──────── Extracted information
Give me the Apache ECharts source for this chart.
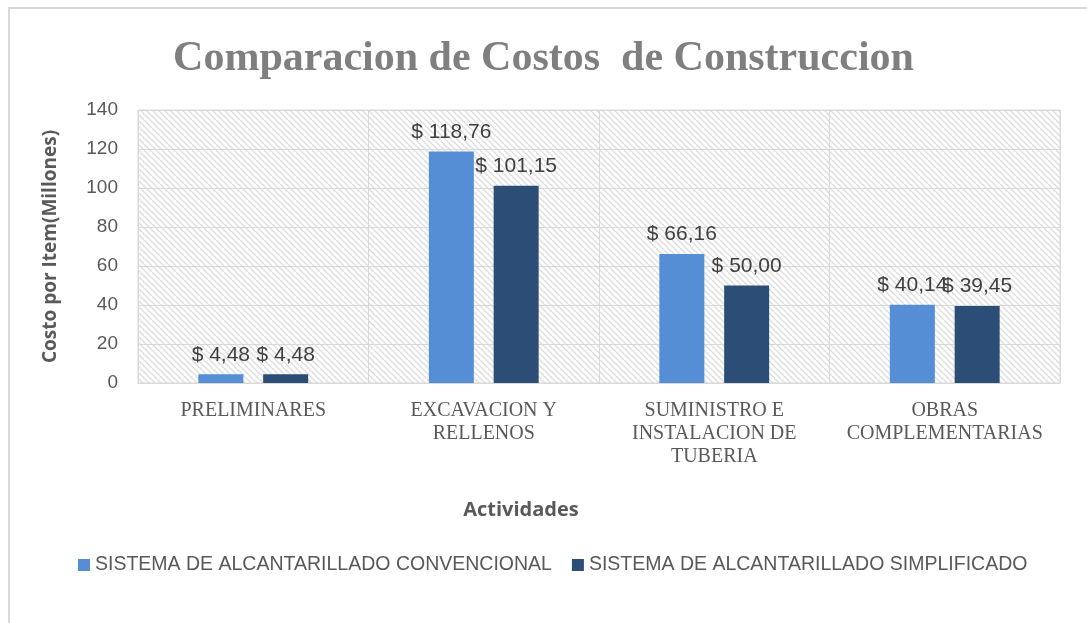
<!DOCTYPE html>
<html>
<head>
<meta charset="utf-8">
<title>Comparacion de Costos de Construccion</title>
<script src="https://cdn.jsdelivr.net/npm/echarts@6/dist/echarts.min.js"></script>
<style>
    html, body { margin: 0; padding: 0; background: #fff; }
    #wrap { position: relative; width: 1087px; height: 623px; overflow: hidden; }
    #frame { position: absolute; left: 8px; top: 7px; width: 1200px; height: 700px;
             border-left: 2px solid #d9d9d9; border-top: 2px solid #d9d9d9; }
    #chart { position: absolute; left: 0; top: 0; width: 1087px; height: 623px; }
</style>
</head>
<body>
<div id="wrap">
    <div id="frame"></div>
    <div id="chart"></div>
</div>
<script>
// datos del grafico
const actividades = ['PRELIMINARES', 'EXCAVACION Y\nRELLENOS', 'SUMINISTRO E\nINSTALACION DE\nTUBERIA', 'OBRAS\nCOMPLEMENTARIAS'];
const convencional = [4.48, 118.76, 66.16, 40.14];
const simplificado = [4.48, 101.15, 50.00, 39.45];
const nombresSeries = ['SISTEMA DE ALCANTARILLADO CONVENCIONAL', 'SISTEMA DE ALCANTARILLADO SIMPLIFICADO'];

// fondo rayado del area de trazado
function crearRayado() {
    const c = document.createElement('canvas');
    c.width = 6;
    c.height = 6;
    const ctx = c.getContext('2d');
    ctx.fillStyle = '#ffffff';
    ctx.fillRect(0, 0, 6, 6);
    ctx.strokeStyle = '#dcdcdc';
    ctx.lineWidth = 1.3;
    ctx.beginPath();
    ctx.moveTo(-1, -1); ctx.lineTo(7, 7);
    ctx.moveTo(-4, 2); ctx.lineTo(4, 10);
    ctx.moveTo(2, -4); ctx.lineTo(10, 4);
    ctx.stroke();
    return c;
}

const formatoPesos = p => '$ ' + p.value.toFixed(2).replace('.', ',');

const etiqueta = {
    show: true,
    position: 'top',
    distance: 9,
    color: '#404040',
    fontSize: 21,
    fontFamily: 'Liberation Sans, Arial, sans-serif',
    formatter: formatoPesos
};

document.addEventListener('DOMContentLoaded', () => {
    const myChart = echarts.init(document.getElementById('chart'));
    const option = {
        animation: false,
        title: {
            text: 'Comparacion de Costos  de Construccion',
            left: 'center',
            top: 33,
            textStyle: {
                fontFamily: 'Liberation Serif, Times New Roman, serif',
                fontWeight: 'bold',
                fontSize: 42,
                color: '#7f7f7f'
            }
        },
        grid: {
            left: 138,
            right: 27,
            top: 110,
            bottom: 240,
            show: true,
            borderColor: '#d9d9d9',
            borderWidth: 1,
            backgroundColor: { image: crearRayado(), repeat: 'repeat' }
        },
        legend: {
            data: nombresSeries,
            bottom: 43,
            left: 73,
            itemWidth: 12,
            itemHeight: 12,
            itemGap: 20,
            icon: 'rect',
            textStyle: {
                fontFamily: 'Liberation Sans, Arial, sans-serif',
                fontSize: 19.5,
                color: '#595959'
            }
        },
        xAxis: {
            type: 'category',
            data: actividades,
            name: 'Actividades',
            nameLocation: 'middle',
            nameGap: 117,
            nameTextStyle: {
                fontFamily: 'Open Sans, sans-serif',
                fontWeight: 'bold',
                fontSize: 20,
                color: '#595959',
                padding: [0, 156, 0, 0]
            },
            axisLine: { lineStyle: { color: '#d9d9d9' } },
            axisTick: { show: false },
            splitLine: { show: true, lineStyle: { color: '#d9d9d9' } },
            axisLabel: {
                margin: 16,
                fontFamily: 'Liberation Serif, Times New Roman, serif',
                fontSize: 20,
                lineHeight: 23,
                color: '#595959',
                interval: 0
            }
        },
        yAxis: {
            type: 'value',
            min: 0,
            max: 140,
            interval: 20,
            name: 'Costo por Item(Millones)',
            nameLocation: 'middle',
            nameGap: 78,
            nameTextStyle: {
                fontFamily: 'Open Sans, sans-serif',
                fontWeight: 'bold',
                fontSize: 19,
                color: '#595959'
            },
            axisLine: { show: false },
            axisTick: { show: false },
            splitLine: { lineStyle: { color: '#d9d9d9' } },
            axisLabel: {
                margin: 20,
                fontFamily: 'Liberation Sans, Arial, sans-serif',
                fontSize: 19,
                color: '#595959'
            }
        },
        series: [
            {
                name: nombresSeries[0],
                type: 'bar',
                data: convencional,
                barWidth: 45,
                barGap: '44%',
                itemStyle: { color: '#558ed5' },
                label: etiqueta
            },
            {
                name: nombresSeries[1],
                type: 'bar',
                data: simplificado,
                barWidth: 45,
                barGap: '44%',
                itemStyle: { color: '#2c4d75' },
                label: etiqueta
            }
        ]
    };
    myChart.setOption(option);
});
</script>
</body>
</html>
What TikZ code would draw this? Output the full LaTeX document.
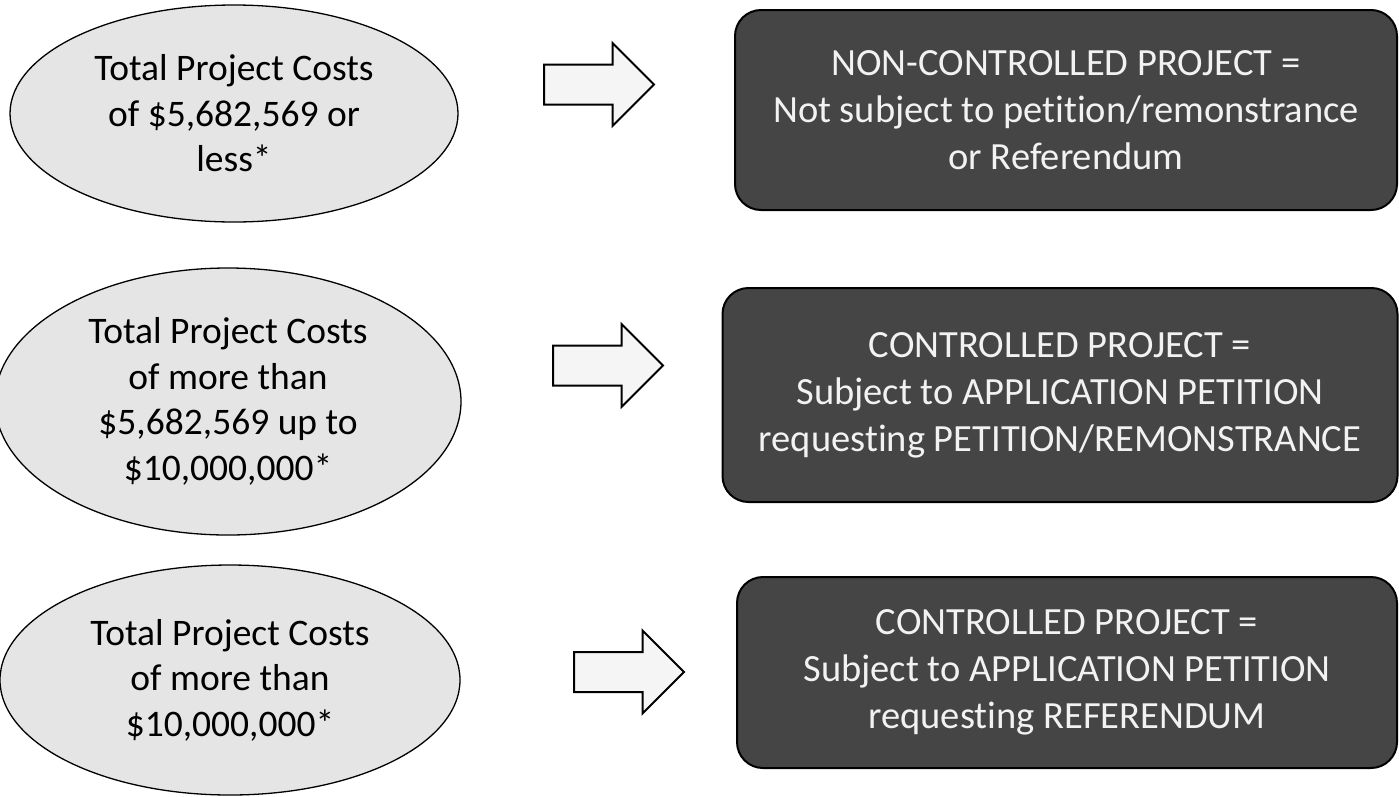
────────────────
» Task instructions:
Ignore the images and quote every line of the listing exactly.

» Reply to the exercise:
Give me the Apache ECharts source for this chart.
<!DOCTYPE html>
<html>
<head>
<meta charset="utf-8">
<title>Comparacion de Costos de Construccion</title>
<script src="https://cdn.jsdelivr.net/npm/echarts@6/dist/echarts.min.js"></script>
<style>
    html, body { margin: 0; padding: 0; background: #fff; }
    #wrap { position: relative; width: 1087px; height: 623px; overflow: hidden; }
    #frame { position: absolute; left: 8px; top: 7px; width: 1200px; height: 700px;
             border-left: 2px solid #d9d9d9; border-top: 2px solid #d9d9d9; }
    #chart { position: absolute; left: 0; top: 0; width: 1087px; height: 623px; }
</style>
</head>
<body>
<div id="wrap">
    <div id="frame"></div>
    <div id="chart"></div>
</div>
<script>
// datos del grafico
const actividades = ['PRELIMINARES', 'EXCAVACION Y\nRELLENOS', 'SUMINISTRO E\nINSTALACION DE\nTUBERIA', 'OBRAS\nCOMPLEMENTARIAS'];
const convencional = [4.48, 118.76, 66.16, 40.14];
const simplificado = [4.48, 101.15, 50.00, 39.45];
const nombresSeries = ['SISTEMA DE ALCANTARILLADO CONVENCIONAL', 'SISTEMA DE ALCANTARILLADO SIMPLIFICADO'];

// fondo rayado del area de trazado
function crearRayado() {
    const c = document.createElement('canvas');
    c.width = 6;
    c.height = 6;
    const ctx = c.getContext('2d');
    ctx.fillStyle = '#ffffff';
    ctx.fillRect(0, 0, 6, 6);
    ctx.strokeStyle = '#dcdcdc';
    ctx.lineWidth = 1.3;
    ctx.beginPath();
    ctx.moveTo(-1, -1); ctx.lineTo(7, 7);
    ctx.moveTo(-4, 2); ctx.lineTo(4, 10);
    ctx.moveTo(2, -4); ctx.lineTo(10, 4);
    ctx.stroke();
    return c;
}

const formatoPesos = p => '$ ' + p.value.toFixed(2).replace('.', ',');

const etiqueta = {
    show: true,
    position: 'top',
    distance: 9,
    color: '#404040',
    fontSize: 21,
    fontFamily: 'Liberation Sans, Arial, sans-serif',
    formatter: formatoPesos
};

document.addEventListener('DOMContentLoaded', () => {
    const myChart = echarts.init(document.getElementById('chart'));
    const option = {
        animation: false,
        title: {
            text: 'Comparacion de Costos  de Construccion',
            left: 'center',
            top: 33,
            textStyle: {
                fontFamily: 'Liberation Serif, Times New Roman, serif',
                fontWeight: 'bold',
                fontSize: 42,
                color: '#7f7f7f'
            }
        },
        grid: {
            left: 138,
            right: 27,
            top: 110,
            bottom: 240,
            show: true,
            borderColor: '#d9d9d9',
            borderWidth: 1,
            backgroundColor: { image: crearRayado(), repeat: 'repeat' }
        },
        legend: {
            data: nombresSeries,
            bottom: 43,
            left: 73,
            itemWidth: 12,
            itemHeight: 12,
            itemGap: 20,
            icon: 'rect',
            textStyle: {
                fontFamily: 'Liberation Sans, Arial, sans-serif',
                fontSize: 19.5,
                color: '#595959'
            }
        },
        xAxis: {
            type: 'category',
            data: actividades,
            name: 'Actividades',
            nameLocation: 'middle',
            nameGap: 117,
            nameTextStyle: {
                fontFamily: 'Open Sans, sans-serif',
                fontWeight: 'bold',
                fontSize: 20,
                color: '#595959',
                padding: [0, 156, 0, 0]
            },
            axisLine: { lineStyle: { color: '#d9d9d9' } },
            axisTick: { show: false },
            splitLine: { show: true, lineStyle: { color: '#d9d9d9' } },
            axisLabel: {
                margin: 16,
                fontFamily: 'Liberation Serif, Times New Roman, serif',
                fontSize: 20,
                lineHeight: 23,
                color: '#595959',
                interval: 0
            }
        },
        yAxis: {
            type: 'value',
            min: 0,
            max: 140,
            interval: 20,
            name: 'Costo por Item(Millones)',
            nameLocation: 'middle',
            nameGap: 78,
            nameTextStyle: {
                fontFamily: 'Open Sans, sans-serif',
                fontWeight: 'bold',
                fontSize: 19,
                color: '#595959'
            },
            axisLine: { show: false },
            axisTick: { show: false },
            splitLine: { lineStyle: { color: '#d9d9d9' } },
            axisLabel: {
                margin: 20,
                fontFamily: 'Liberation Sans, Arial, sans-serif',
                fontSize: 19,
                color: '#595959'
            }
        },
        series: [
            {
                name: nombresSeries[0],
                type: 'bar',
                data: convencional,
                barWidth: 45,
                barGap: '44%',
                itemStyle: { color: '#558ed5' },
                label: etiqueta
            },
            {
                name: nombresSeries[1],
                type: 'bar',
                data: simplificado,
                barWidth: 45,
                barGap: '44%',
                itemStyle: { color: '#2c4d75' },
                label: etiqueta
            }
        ]
    };
    myChart.setOption(option);
});
</script>
</body>
</html>
What TikZ code would draw this? Output the full LaTeX document.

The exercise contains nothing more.